Konuyla ilgili diğer bir hadis de şöyledir:
Resulullah (sav) buyurdular ki: "Kim itaatten çıkar, cematten ayrılır (ve bu halde ölürse) cahiliye ölümü ile ölmüş olur. Kim de körü körüne çekilmiş (ummiyye) bir bayrak altında savaşır, asabiyet (ırkçılık) için gadablanır veya asabiyete çağırır veya asabiyete yardım eder, bu esnada da öldürülürse bu ölüm de cahiliye ölümüdür. Kim ümmetimin üzerine gelip iyi olana da, kötü olana da ayırım yapmadan vurur, mü`min olanlarına hürmet tanımaz, ahid sahibine verdiği sözü de yerine getirmezse o benden değildir, ben de ondan değilim." (Ravi: Ebu Hüreyre Hadis No : 1729)

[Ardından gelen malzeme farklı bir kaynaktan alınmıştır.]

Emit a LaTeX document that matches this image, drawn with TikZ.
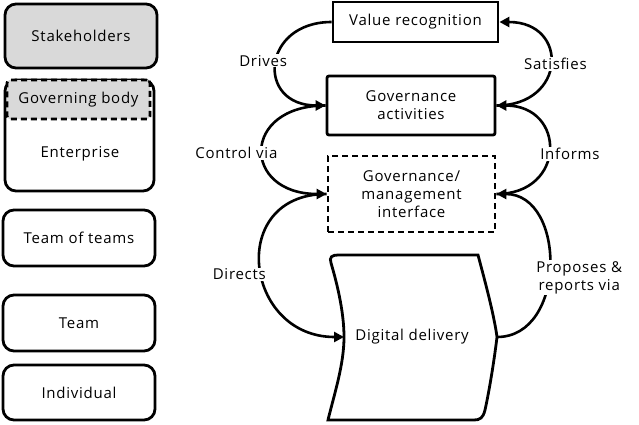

Ayetlerden ve hadis-i şeriflerden anlaşılacağı üzere İslamiyet ırkçılığa şiddetle karşı çıkmakla ve onu yasaklamaktadır. Hiçbir ırkın, topluluğun ve de kişinin başka bir kişiye, topluluğa doğuştan gelen üstünlüğü söz konusu değildir. Üstünlük takvada yani Allah’a yaklaşmadadır. Üstünlüğün ölçüsü apaçık ortadadır ve takva üzere olduğunuzda yani Allah’a daha yakınlaştığınızda üstünlük elde etmiş olursunuz. Yüce İslam’ın şiddetle ret ettiği ve insanlığa karanlıklar yaşatmış bu ırkçılığı sonsuz kadar ayaklar altına almalı ve uzak durmalıyız.
Peygamber Efendimiz, ırkçılığı şöyle tarif etmektedir:
"Ey Allah`ın Resulü," dedim, "asabiyet nedir?" "Asabiyet," buyurdular, "zulümde kavmine yardım etmendir." (Ravi: Vasile İbnu`l-Eska Hadis No: 4800)
Hadis-i şerif’ten de apaçık anlaşıldığı üzere, ırkçılık; zulüm üzerinde olan, zulüm yapan kavmine yardım edilmesidir. Yani kişinin kavmini, milletini sevmesi ırkçılık değildir. Hatta Hz. Peygamber şöyle buyurmaktadırlar:
Resulullah (sav) buyurdular ki: "En hayırlınız, (zulme düşerek) günah işlemedikçe aşiretini müdafaa edendir." (Ravi (r.a.): Süraka İbnu Malik el-Cu'şemi)
Yukarda ki bu hadis-i şeriften de apaçık anlaşılacağı üzere, günah işlemedikçe mensubu bulunduğumuz milleti, cemiyeti, kavmi ve aşireti müdafaa etmemiz yani savunmamız çok hayırlı bir davranış olarak görülmektedir. O halde milliyetçi olmamız, milli değerlere, aziz vatanımıza sahip çıkmamız örnek bir davranış olmaktadır.
Bir Bayrak, Bir Millet, Bir Vatan, Bir Dil anlayışıdır milliyetçilik. Gelişmektir, milli gelirin artmasımı istemektir milliyetçilik. Daha iyi kentleşme, daha iyi eğitim imkânları, daha iyi sağlık şartlarını sağlamaktır milliyetçilik. Tarih şuuruna sahip olmak, tam bağımsız olmaktır milliyetçilik. Emperyalizme, zulme, siyonizme, bölücülüğe ve işgallere karşı olmaktır milliyetçilik.
Türk Milliyetçiliği gerçek anlamını Merhum Cennet Mekan Başbuğ Alparslan Türkeş ile bulmuş, siyasallaşmış ve kadrolaşmıştır. Başbuğ, Türk Milliyetçiliğinin sınırlarını İslam ile çizmiştir. Ülkücülerin Türk Milliyetçiliği budur. Bundan vazgeçmek ya da bu sınırların dışına çıkmak bu millete ihanettir, devlete zarar vermektir.